Making Sense of Agile with Chuck Cobb
There is a significant perceived gap between the principles and practices of the Agile Community and the PMI Project Management Community. On the surface, it may appear that these two approaches are competitive with each other rather than complementary. However, if we look beyond the way these ideologies have been commonly implemented in actual practice and look past many of the stereotypes and misconceptions that have helped to amplify the differences between them; there's a lot that can be learned from gaining a deeper understanding of how these two approaches can be blended together.
To better understand how these two approaches can be integrated, we need to breakdown the language barriers and polarizing terms that exist between these two communities and better understand the reasoning and logic behind these two different approaches. The key point of perceived conflict is over the need for agility versus control - the key thing to understand is the decision to be agile or not is not an" all or nothing" decision there are many ways to blend an appropriate level of control and agility to find the "requisite agility" that is appropriate for that project and environment. The most common mistake many people make is to try to force-fit a project to a pre-defined methodology (either agile or non-agile) - the right approach is the other way around to fit the methodology (or combination of methodologies, principles, and practices) to the project and business environment. In some cases, this may require creating a customized approach rather than using a canned, "text book" approach (either agile or non-agile).
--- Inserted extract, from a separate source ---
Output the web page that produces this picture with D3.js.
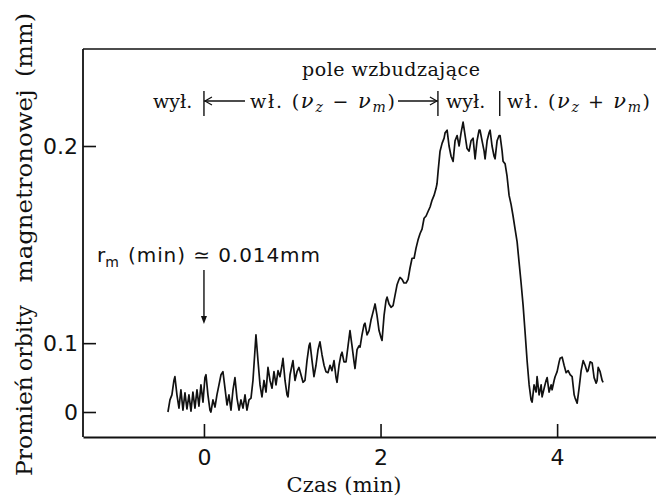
<!DOCTYPE html>
<html><head><meta charset="utf-8">
<script src="https://cdn.jsdelivr.net/npm/d3@7"></script>
<style>body{margin:0;background:#fff}svg{display:block}</style>
</head><body><svg id="c" width="656" height="499"></svg>
<script>
// time in minutes
const time = [-0.408,-0.385,-0.363,-0.340,-0.329,-0.306,-0.283,-0.261,-0.238,-0.215,-0.193,-0.170,-0.147,-0.125,-0.102,-0.079,-0.057,-0.034,-0.011,0.011,0.023,0.045,0.068,0.079,0.102,0.125,0.147,0.170,0.193,0.215,0.238,0.261,0.283,0.306,0.329,0.351,0.374,0.397,0.419,0.442,0.465,0.487,0.510,0.533,0.555,0.578,0.589,0.612,0.635,0.657,0.680,0.703,0.725,0.748,0.771,0.793,0.816,0.839,0.861,0.884,0.895,0.918,0.941,0.952,0.975,0.997,1.008,1.031,1.054,1.076,1.099,1.122,1.144,1.167,1.190,1.201,1.224,1.246,1.269,1.292,1.314,1.337,1.360,1.382,1.405,1.428,1.450,1.473,1.496,1.507,1.530,1.552,1.564,1.586,1.609,1.632,1.654,1.677,1.700,1.711,1.734,1.756,1.768,1.790,1.813,1.824,1.847,1.870,1.892,1.915,1.938,1.960,1.983,2.006,2.017,2.040,2.062,2.074,2.096,2.119,2.142,2.164,2.187,2.210,2.221,2.244,2.266,2.289,2.312,2.334,2.357,2.380,2.402,2.425,2.448,2.470,2.493,2.516,2.538,2.561,2.584,2.606,2.629,2.640,2.652,2.674,2.697,2.720,2.731,2.754,2.776,2.799,2.822,2.844,2.867,2.890,2.912,2.935,2.958,2.980,3.003,3.025,3.048,3.071,3.093,3.116,3.127,3.150,3.173,3.184,3.207,3.229,3.241,3.263,3.286,3.297,3.320,3.343,3.354,3.377,3.388,3.411,3.433,3.456,3.479,3.501,3.524,3.547,3.569,3.592,3.615,3.637,3.660,3.683,3.705,3.717,3.739,3.762,3.773,3.796,3.819,3.830,3.853,3.875,3.887,3.909,3.932,3.943,3.966,3.977,4.000,4.023,4.034,4.057,4.079,4.102,4.125,4.147,4.170,4.193,4.204,4.227,4.249,4.272,4.295,4.317,4.340,4.351,4.374,4.397,4.419,4.442,4.453,4.465,4.487,4.510,4.521];
// magnetron orbit radius in mm
const radius = [0,.041,.049,.067,.071,.049,.023,.056,.016,.052,
.020,.049,.011,.053,.023,.056,.028,.062,.037,.070,
.073,.049,.016,0,.041,.026,.049,.062,.073,.076,
.058,.031,.049,.016,.056,.070,.044,.016,.041,.023,
.049,.016,.041,.044,.067,.095,.106,.086,.062,.046,
.067,.053,.080,.067,.058,.076,.062,.077,.071,.082,
.088,.067,.049,.046,.073,.082,.086,.067,.076,.080,
.073,.065,.067,.086,.098,.100,.086,.071,.082,.095,
.101,.091,.082,.076,.075,.082,.077,.086,.070,.065,
.082,.091,.093,.085,.085,.098,.109,.098,.085,.079,
.095,.098,.097,.106,.113,.114,.106,.109,.116,.121,
.126,.119,.109,.104,.102,.119,.128,.130,.126,.124,
.125,.131,.137,.140,.141,.140,.138,.138,.140,.146,
.151,.151,.156,.160,.163,.165,.170,.171,.173,.175,
.178,.180,.183,.185,.190,.198,.201,.203,.205,.206,
.200,.196,.194,.202,.204,.200,.205,.209,.204,.199,
.198,.202,.203,.195,.202,.206,.206,.202,.198,.195,
.202,.205,.206,.200,.196,.195,.202,.204,.204,.198,
.194,.193,.188,.180,.176,.171,.165,.159,.149,.138,
.125,.108,.086,.062,.041,.037,.062,.053,.071,.049,
.062,.046,.058,.067,.070,.053,.062,.056,.067,.071,
.076,.085,.088,.089,.082,.075,.077,.073,.071,.049,
.044,.035,.058,.077,.086,.082,.076,.077,.085,.084,
.070,.064,.067,.080,.076,.067,.065];

const xTickValues = [0, 2, 4];
const xTickLabels = ["0", "2", "4"];
const yTickValues = [0, 0.1, 0.2];
const yTickLabels = ["0", "0.1", "0.2"];
const switchTimes = [0, 2.65, 3.35];   // field switching instants (min)
const markerTime = 0;                   // r_m(min) arrow

const svg = d3.select("#c");
const serif = "'DejaVu Serif', serif";
const sans = "'DejaVu Sans', sans-serif";

const x = d3.scaleLinear().domain([-1.37, 5.12]).range([83, 656]);
const y = d3.scalePow().exponent(1.95).domain([0, 0.2]).range([412, 146]);
const plotTop = 49, plotBottom = 437;

// frame lines
svg.append("line").attr("x1", x.range()[0]).attr("x2", x.range()[0]).attr("y1", plotTop).attr("y2", plotBottom)
  .attr("stroke", "#111").attr("stroke-width", 1.8);
svg.append("line").attr("x1", x.range()[0]).attr("x2", x.range()[1]).attr("y1", plotTop).attr("y2", plotTop)
  .attr("stroke", "#111").attr("stroke-width", 1.6);

// x axis
const gx = svg.append("g").attr("transform", `translate(0,${plotBottom})`)
  .call(d3.axisBottom(x).tickValues(xTickValues).tickFormat((d, i) => xTickLabels[i])
    .tickSize(-13).tickSizeOuter(0).tickPadding(12));
gx.select(".domain").attr("stroke", "#111").attr("stroke-width", 1.8);
gx.selectAll(".tick line").attr("stroke", "#111").attr("stroke-width", 1.6);
gx.selectAll(".tick text").attr("font-family", sans).attr("font-size", 22).attr("fill", "#111");

// y axis
const gy = svg.append("g").attr("transform", `translate(${x.range()[0]},0)`)
  .call(d3.axisLeft(y).tickValues(yTickValues).tickFormat((d, i) => yTickLabels[i])
    .tickSize(-13).tickSizeOuter(0).tickPadding(5));
gy.select(".domain").remove();
gy.selectAll(".tick line").attr("stroke", "#111").attr("stroke-width", 1.6);
gy.selectAll(".tick text").attr("font-family", sans).attr("font-size", 22).attr("fill", "#111");

// trace
const data = time.map((t, i) => ({ t, r: radius[i] })).filter(d => d.r !== undefined);
svg.append("path").datum(data)
  .attr("fill", "none").attr("stroke", "#111").attr("stroke-width", 1.7).attr("stroke-linejoin", "round")
  .attr("d", d3.line().x(d => x(d.t)).y(d => y(d.r)));

// axis titles
svg.append("text").attr("x", 344).attr("y", 492).attr("text-anchor", "middle")
  .attr("font-family", serif).attr("font-size", 21).attr("fill", "#111").attr("textLength", 115)
  .text("Czas (min)");

const yWords = [
  { w: "Promień", c: 426, len: 100 },
  { w: "orbity", c: 338, len: 66 },
  { w: "magnetronowej", c: 186, len: 193 },
  { w: "(mm)", c: 45, len: 64 }
];
yWords.forEach(o => {
  svg.append("text").attr("x", 32).attr("y", o.c).attr("transform", `rotate(-90,32,${o.c})`)
    .attr("text-anchor", "middle").attr("font-family", serif).attr("font-size", 23)
    .attr("fill", "#111").attr("textLength", o.len).attr("lengthAdjust", "spacingAndGlyphs").text(o.w);
});

// top annotations
svg.append("text").attr("x", 391).attr("y", 76).attr("text-anchor", "middle")
  .attr("font-family", serif).attr("font-size", 19).attr("fill", "#111").attr("textLength", 178)
  .text("pole wzbudzające");

const lineY = 108, axisY = 101;
function label(xpos, parts, len) {
  const t = svg.append("text").attr("x", xpos).attr("y", lineY).attr("font-family", serif)
    .attr("font-size", 19).attr("fill", "#111");
  parts.forEach(p => {
    const s = t.append("tspan").text(p.s);
    if (p.it) s.attr("font-style", "italic").attr("font-size", 21);
    if (p.sub) s.attr("font-size", 14).attr("dy", 4);
    if (p.up) s.attr("dy", -4);
  });
  if (len) t.attr("textLength", len).attr("lengthAdjust", "spacing");
  return t;
}
label(153, [{ s: "wył." }]);
label(250, [{ s: "wł. (" }, { s: "ν", it: true }, { s: "z", it: true, sub: true }, { s: " − ", up: true },
  { s: "ν", it: true }, { s: "m", it: true, sub: true }, { s: ")", up: true }], 145);
label(446, [{ s: "wył." }]);
label(507, [{ s: "wł. (" }, { s: "ν", it: true }, { s: "z", it: true, sub: true }, { s: " + ", up: true },
  { s: "ν", it: true }, { s: "m", it: true, sub: true }, { s: ")", up: true }], 143);

// switching bars
switchTimes.forEach(t => {
  svg.append("line").attr("x1", x(t)).attr("x2", x(t)).attr("y1", 91).attr("y2", 116)
    .attr("stroke", "#111").attr("stroke-width", 1.4);
});
// arrows
const a0 = x(switchTimes[0]), a1 = x(switchTimes[1]);
svg.append("line").attr("x1", a0).attr("x2", 245).attr("y1", axisY).attr("y2", axisY).attr("stroke", "#111").attr("stroke-width", 1.3);
svg.append("path").attr("d", `M${a0 + 1},${axisY} l7,-4 M${a0 + 1},${axisY} l7,4`).attr("stroke", "#111").attr("fill", "none").attr("stroke-width", 1.3);
svg.append("line").attr("x1", 398).attr("x2", a1).attr("y1", axisY).attr("y2", axisY).attr("stroke", "#111").attr("stroke-width", 1.3);
svg.append("path").attr("d", `M${a1 - 1},${axisY} l-7,-4 M${a1 - 1},${axisY} l-7,4`).attr("stroke", "#111").attr("fill", "none").attr("stroke-width", 1.3);

// r_m(min) annotation
const rt = svg.append("text").attr("x", 97).attr("y", 262).attr("font-family", sans).attr("font-size", 20).attr("fill", "#111");
rt.append("tspan").text("r");
rt.append("tspan").attr("font-size", 14).attr("dy", 5).text("m");
svg.append("text").attr("x", 128).attr("y", 262).attr("font-family", sans).attr("font-size", 20).attr("fill", "#111")
  .attr("textLength", 192).text("(min) ≃ 0.014mm");
const mx = x(markerTime);
svg.append("line").attr("x1", mx).attr("x2", mx).attr("y1", 270).attr("y2", 318).attr("stroke", "#111").attr("stroke-width", 1.4);
svg.append("path").attr("d", `M${mx - 3},316 L${mx + 3},316 L${mx},324 Z`).attr("fill", "#111");
</script>
</body></html>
The April Agile Boston Group meeting is based on a new book called "Making Sense of Agile Project Management" by Chuck Cobb that is designed to help people see these two ideologies in a very different light as complementary to each other rather than competitive. Chuck will do a presentation on his book that is intended to stimulate some very positive dialog between the agile community and the PMI project management community to develop the mutual understanding that is needed to close this perceived gap.